Entries shown:
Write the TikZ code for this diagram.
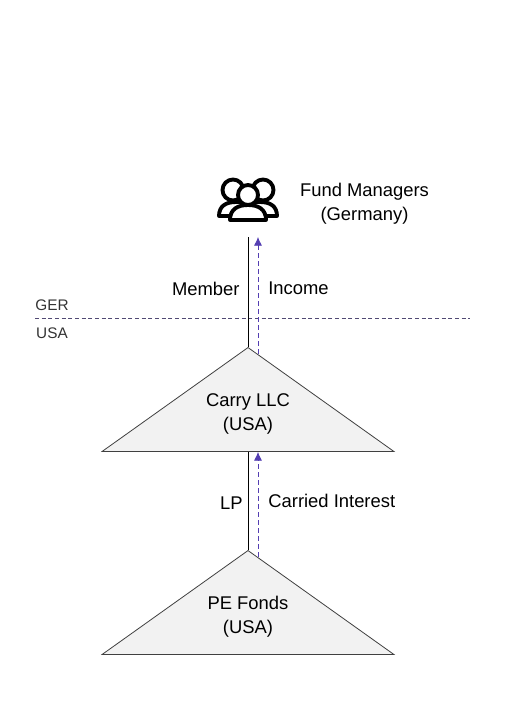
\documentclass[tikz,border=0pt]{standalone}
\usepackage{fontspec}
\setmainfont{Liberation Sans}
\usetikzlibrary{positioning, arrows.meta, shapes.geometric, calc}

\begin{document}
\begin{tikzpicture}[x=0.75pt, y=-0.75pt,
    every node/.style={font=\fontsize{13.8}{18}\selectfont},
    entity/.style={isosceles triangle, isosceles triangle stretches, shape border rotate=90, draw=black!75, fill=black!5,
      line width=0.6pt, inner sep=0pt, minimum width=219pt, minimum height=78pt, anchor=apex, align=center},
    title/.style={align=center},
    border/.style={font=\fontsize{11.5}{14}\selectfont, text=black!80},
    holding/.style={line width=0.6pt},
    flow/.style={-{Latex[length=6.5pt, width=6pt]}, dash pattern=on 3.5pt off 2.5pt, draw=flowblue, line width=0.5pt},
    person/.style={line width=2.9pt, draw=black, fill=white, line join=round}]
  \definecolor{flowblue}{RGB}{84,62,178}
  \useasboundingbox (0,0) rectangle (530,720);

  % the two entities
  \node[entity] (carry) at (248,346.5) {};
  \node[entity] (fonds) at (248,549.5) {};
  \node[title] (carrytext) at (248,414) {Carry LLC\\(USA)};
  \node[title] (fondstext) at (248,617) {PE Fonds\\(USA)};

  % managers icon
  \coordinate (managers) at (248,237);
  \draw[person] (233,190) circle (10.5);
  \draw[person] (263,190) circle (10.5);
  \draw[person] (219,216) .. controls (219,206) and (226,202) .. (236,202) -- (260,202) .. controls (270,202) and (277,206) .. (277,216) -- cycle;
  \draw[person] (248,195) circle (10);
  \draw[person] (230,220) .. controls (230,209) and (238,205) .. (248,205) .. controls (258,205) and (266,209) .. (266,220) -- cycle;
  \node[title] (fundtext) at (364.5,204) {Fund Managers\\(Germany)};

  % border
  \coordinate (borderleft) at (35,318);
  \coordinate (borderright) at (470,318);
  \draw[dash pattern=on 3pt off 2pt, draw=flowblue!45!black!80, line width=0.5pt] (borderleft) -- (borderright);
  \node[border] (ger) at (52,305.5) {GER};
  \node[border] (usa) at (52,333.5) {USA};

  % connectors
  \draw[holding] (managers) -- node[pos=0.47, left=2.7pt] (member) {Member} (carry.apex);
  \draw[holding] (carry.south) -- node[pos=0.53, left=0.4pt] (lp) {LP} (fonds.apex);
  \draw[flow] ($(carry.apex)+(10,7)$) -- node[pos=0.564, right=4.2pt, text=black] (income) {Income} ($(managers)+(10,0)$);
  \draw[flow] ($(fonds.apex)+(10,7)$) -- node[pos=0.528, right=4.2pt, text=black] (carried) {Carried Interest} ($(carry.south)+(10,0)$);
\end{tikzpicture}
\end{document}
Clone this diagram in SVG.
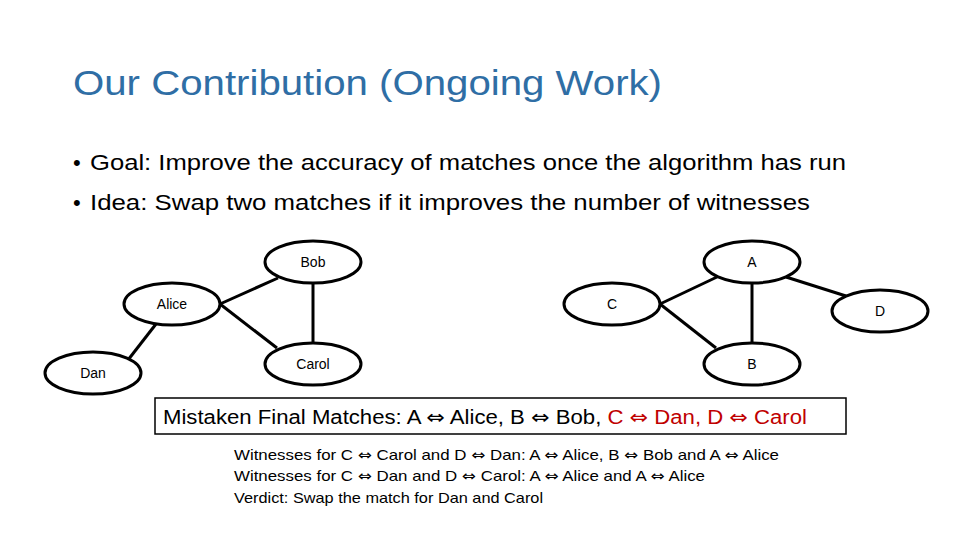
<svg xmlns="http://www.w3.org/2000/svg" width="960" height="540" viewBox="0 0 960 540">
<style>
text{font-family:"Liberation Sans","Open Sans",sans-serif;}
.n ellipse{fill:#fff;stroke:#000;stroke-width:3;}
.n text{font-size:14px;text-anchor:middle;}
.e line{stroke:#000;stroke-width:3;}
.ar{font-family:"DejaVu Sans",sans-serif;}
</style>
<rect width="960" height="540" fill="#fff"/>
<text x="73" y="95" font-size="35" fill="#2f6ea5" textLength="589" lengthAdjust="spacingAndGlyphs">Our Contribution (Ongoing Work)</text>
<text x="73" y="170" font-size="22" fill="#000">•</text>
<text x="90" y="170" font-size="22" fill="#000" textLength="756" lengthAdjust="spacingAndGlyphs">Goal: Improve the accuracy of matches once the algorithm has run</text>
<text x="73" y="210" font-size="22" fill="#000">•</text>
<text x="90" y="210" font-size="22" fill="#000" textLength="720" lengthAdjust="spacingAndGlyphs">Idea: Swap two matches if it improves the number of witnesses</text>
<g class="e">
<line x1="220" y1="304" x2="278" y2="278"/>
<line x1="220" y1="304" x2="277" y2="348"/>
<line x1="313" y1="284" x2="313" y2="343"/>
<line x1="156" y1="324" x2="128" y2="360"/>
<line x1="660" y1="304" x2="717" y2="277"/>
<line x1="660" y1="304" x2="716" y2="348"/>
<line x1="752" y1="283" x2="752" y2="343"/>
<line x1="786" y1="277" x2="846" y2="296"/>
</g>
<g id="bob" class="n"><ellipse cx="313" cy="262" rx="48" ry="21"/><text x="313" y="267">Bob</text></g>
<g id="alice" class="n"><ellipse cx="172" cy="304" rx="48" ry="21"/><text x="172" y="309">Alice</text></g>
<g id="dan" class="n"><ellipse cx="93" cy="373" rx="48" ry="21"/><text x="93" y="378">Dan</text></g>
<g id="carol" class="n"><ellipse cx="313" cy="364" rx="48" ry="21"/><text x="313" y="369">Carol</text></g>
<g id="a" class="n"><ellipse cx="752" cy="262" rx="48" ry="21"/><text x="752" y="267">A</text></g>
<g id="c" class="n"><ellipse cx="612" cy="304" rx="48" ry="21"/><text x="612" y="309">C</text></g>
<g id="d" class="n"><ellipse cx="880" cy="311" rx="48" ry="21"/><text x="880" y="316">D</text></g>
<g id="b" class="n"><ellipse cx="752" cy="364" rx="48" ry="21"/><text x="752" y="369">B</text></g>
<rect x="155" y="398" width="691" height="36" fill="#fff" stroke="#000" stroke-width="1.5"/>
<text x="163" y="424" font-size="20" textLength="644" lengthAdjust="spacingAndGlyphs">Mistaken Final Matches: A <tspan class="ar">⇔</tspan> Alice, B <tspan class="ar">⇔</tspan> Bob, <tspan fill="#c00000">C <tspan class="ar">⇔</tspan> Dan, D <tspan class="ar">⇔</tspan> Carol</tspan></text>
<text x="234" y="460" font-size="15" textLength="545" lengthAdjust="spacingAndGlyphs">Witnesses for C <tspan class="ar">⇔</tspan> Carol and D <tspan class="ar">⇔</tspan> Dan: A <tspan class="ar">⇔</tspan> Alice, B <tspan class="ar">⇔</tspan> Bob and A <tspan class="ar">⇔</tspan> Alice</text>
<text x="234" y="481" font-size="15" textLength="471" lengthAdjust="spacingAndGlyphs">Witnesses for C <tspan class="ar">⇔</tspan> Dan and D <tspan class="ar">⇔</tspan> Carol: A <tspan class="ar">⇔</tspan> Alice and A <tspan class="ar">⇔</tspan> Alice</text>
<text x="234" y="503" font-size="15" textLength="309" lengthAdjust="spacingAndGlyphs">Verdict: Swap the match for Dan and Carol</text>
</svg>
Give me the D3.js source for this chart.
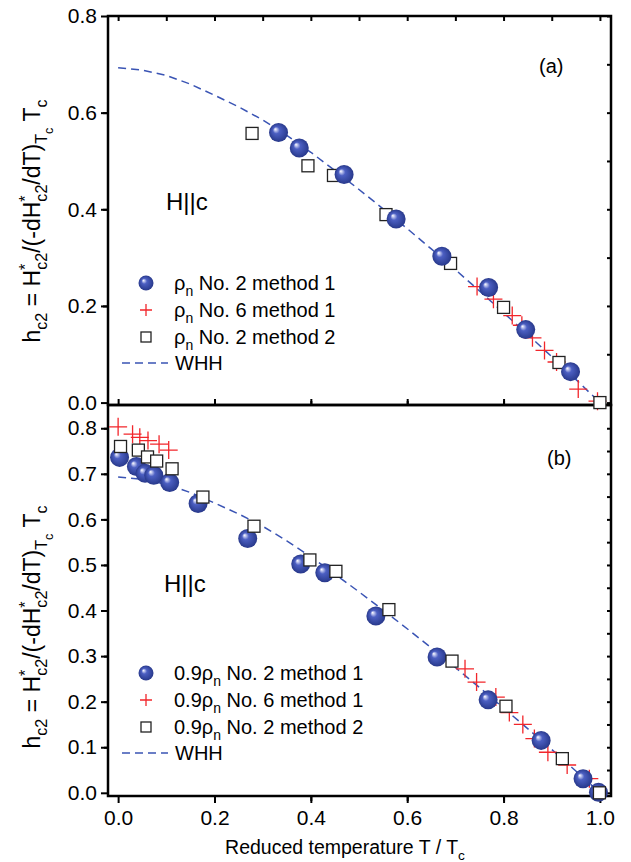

Work instructions: Return the entries unchanged, save for the pictures, which do not belong in the copy.

Exercise answer:
Write the TikZ code for this diagram.
\documentclass[tikz,border=0pt]{standalone}
\usepackage{fontspec}
\setmainfont{Liberation Sans}
\usetikzlibrary{positioning, arrows.meta, shapes.geometric, calc}

\begin{document}
\begin{tikzpicture}[x=0.75pt, y=-0.75pt,
    every node/.style={font=\fontsize{13.8}{18}\selectfont},
    entity/.style={isosceles triangle, isosceles triangle stretches, shape border rotate=90, draw=black!75, fill=black!5,
      line width=0.6pt, inner sep=0pt, minimum width=219pt, minimum height=78pt, anchor=apex, align=center},
    title/.style={align=center},
    border/.style={font=\fontsize{11.5}{14}\selectfont, text=black!80},
    holding/.style={line width=0.6pt},
    flow/.style={-{Latex[length=6.5pt, width=6pt]}, dash pattern=on 3.5pt off 2.5pt, draw=flowblue, line width=0.5pt},
    person/.style={line width=2.9pt, draw=black, fill=white, line join=round}]
  \definecolor{flowblue}{RGB}{84,62,178}
  \useasboundingbox (0,0) rectangle (530,720);

  % the two entities
  \node[entity] (carry) at (248,346.5) {};
  \node[entity] (fonds) at (248,549.5) {};
  \node[title] (carrytext) at (248,414) {Carry LLC\\(USA)};
  \node[title] (fondstext) at (248,617) {PE Fonds\\(USA)};

  % managers icon
  \coordinate (managers) at (248,237);
  \draw[person] (233,190) circle (10.5);
  \draw[person] (263,190) circle (10.5);
  \draw[person] (219,216) .. controls (219,206) and (226,202) .. (236,202) -- (260,202) .. controls (270,202) and (277,206) .. (277,216) -- cycle;
  \draw[person] (248,195) circle (10);
  \draw[person] (230,220) .. controls (230,209) and (238,205) .. (248,205) .. controls (258,205) and (266,209) .. (266,220) -- cycle;
  \node[title] (fundtext) at (364.5,204) {Fund Managers\\(Germany)};

  % border
  \coordinate (borderleft) at (35,318);
  \coordinate (borderright) at (470,318);
  \draw[dash pattern=on 3pt off 2pt, draw=flowblue!45!black!80, line width=0.5pt] (borderleft) -- (borderright);
  \node[border] (ger) at (52,305.5) {GER};
  \node[border] (usa) at (52,333.5) {USA};

  % connectors
  \draw[holding] (managers) -- node[pos=0.47, left=2.7pt] (member) {Member} (carry.apex);
  \draw[holding] (carry.south) -- node[pos=0.53, left=0.4pt] (lp) {LP} (fonds.apex);
  \draw[flow] ($(carry.apex)+(10,7)$) -- node[pos=0.564, right=4.2pt, text=black] (income) {Income} ($(managers)+(10,0)$);
  \draw[flow] ($(fonds.apex)+(10,7)$) -- node[pos=0.528, right=4.2pt, text=black] (carried) {Carried Interest} ($(carry.south)+(10,0)$);
\end{tikzpicture}
\end{document}
Clone this diagram in SVG.
<svg xmlns="http://www.w3.org/2000/svg" width="960" height="540" viewBox="0 0 960 540">
<style>
text{font-family:"Liberation Sans","Open Sans",sans-serif;}
.n ellipse{fill:#fff;stroke:#000;stroke-width:3;}
.n text{font-size:14px;text-anchor:middle;}
.e line{stroke:#000;stroke-width:3;}
.ar{font-family:"DejaVu Sans",sans-serif;}
</style>
<rect width="960" height="540" fill="#fff"/>
<text x="73" y="95" font-size="35" fill="#2f6ea5" textLength="589" lengthAdjust="spacingAndGlyphs">Our Contribution (Ongoing Work)</text>
<text x="73" y="170" font-size="22" fill="#000">•</text>
<text x="90" y="170" font-size="22" fill="#000" textLength="756" lengthAdjust="spacingAndGlyphs">Goal: Improve the accuracy of matches once the algorithm has run</text>
<text x="73" y="210" font-size="22" fill="#000">•</text>
<text x="90" y="210" font-size="22" fill="#000" textLength="720" lengthAdjust="spacingAndGlyphs">Idea: Swap two matches if it improves the number of witnesses</text>
<g class="e">
<line x1="220" y1="304" x2="278" y2="278"/>
<line x1="220" y1="304" x2="277" y2="348"/>
<line x1="313" y1="284" x2="313" y2="343"/>
<line x1="156" y1="324" x2="128" y2="360"/>
<line x1="660" y1="304" x2="717" y2="277"/>
<line x1="660" y1="304" x2="716" y2="348"/>
<line x1="752" y1="283" x2="752" y2="343"/>
<line x1="786" y1="277" x2="846" y2="296"/>
</g>
<g id="bob" class="n"><ellipse cx="313" cy="262" rx="48" ry="21"/><text x="313" y="267">Bob</text></g>
<g id="alice" class="n"><ellipse cx="172" cy="304" rx="48" ry="21"/><text x="172" y="309">Alice</text></g>
<g id="dan" class="n"><ellipse cx="93" cy="373" rx="48" ry="21"/><text x="93" y="378">Dan</text></g>
<g id="carol" class="n"><ellipse cx="313" cy="364" rx="48" ry="21"/><text x="313" y="369">Carol</text></g>
<g id="a" class="n"><ellipse cx="752" cy="262" rx="48" ry="21"/><text x="752" y="267">A</text></g>
<g id="c" class="n"><ellipse cx="612" cy="304" rx="48" ry="21"/><text x="612" y="309">C</text></g>
<g id="d" class="n"><ellipse cx="880" cy="311" rx="48" ry="21"/><text x="880" y="316">D</text></g>
<g id="b" class="n"><ellipse cx="752" cy="364" rx="48" ry="21"/><text x="752" y="369">B</text></g>
<rect x="155" y="398" width="691" height="36" fill="#fff" stroke="#000" stroke-width="1.5"/>
<text x="163" y="424" font-size="20" textLength="644" lengthAdjust="spacingAndGlyphs">Mistaken Final Matches: A <tspan class="ar">⇔</tspan> Alice, B <tspan class="ar">⇔</tspan> Bob, <tspan fill="#c00000">C <tspan class="ar">⇔</tspan> Dan, D <tspan class="ar">⇔</tspan> Carol</tspan></text>
<text x="234" y="460" font-size="15" textLength="545" lengthAdjust="spacingAndGlyphs">Witnesses for C <tspan class="ar">⇔</tspan> Carol and D <tspan class="ar">⇔</tspan> Dan: A <tspan class="ar">⇔</tspan> Alice, B <tspan class="ar">⇔</tspan> Bob and A <tspan class="ar">⇔</tspan> Alice</text>
<text x="234" y="481" font-size="15" textLength="471" lengthAdjust="spacingAndGlyphs">Witnesses for C <tspan class="ar">⇔</tspan> Dan and D <tspan class="ar">⇔</tspan> Carol: A <tspan class="ar">⇔</tspan> Alice and A <tspan class="ar">⇔</tspan> Alice</text>
<text x="234" y="503" font-size="15" textLength="309" lengthAdjust="spacingAndGlyphs">Verdict: Swap the match for Dan and Carol</text>
</svg>
Give me the D3.js source for this chart.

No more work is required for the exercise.